Allan Hendrick as William Price, Fanny & Henry Crawford.
Contrast their long locks with the Crawfords, who are sporting almost identical short, curly hair. Women did have short hair at this time. And it’s rare to see it being shown in any adaptation, so I do like it. I don’t mind both of the Crawfords have similar curly hair as it shows that they are related and like to be very fashion forward. Even their half sister, Mrs. Grant, is shown with similar dark hair which is seen to be wavy, if not a little curly. Clearly, this is a trait in order to visually inform us that they are related. Other than that, I like seeing Sir Bertram and Mr. Price in wigs. Older men wore wigs (not all older men, but some), so it’s a nice contrast between the two fathers. Fanny’s hair improves once her uncle returns and the wedding takes place (which I did like as it showed some attention was finally being paid to her).

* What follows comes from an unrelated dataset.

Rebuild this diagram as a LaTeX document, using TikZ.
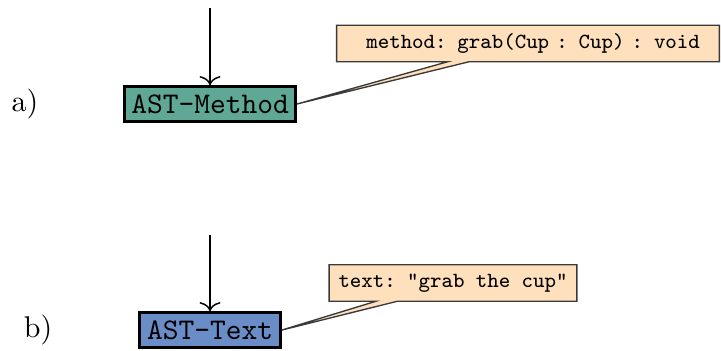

Bernard Hepton as Sir Thomas Bertram. Note the wig.
There are some really nice costume details that if you aren’t aware of them, you will not notice them. Fanny wears a lavender gown with a drop front bodice. it’s a nice detail for two reasons; the first being you don’t often see a drop front bodice used in adaptations and the second being since Fanny would be dressing herself, a dress that closed in the front would be logical. It shows that research was done and an understanding of how a woman, without any servants to help, would dress at this time in history. It’s also why I like how simple Fanny’s hairstyles are, compared to Maria’s or Julia’s. They have maids to assist them in getting ready (in fact, they show Mrs. Norris and Fanny helping them decide on accessories for a ball). Fanny has no help and must do the best with her abilities.
The infamous drop front bodice!
Overall, this is a very good, very faithful adaptation to the novel. Fanny goes to Plymouth and you see her family. There is a coarseness in how they behave and dress. Fanny is close to William, and they write each other a lot. Mrs. Norris is annoying, but you expect her to be so. Lady Bertram is expert at languishing anywhere, anytime, which is how she is in the novel. Pug was given the gender of being strictly female in this version (in the novel, Pug is a male dog, then a female dog later one, making one think that when one “Pug” dies, another takes its place and name). There is dancing, music, fun, and enjoyment. It is a long adaptation, I will not lie. But if you want a version that is true to the novel and is superbly acted, then you must see this one.
Fun Fact: Johny Lee Miller, who portrayed Mr. Knightly in 2007’s BBC Emma, is Charlie Price in this version. Samantha Bond, who portrays Maria Bertram, also portrayed Mrs, Weston in 1996’s ITV Emma.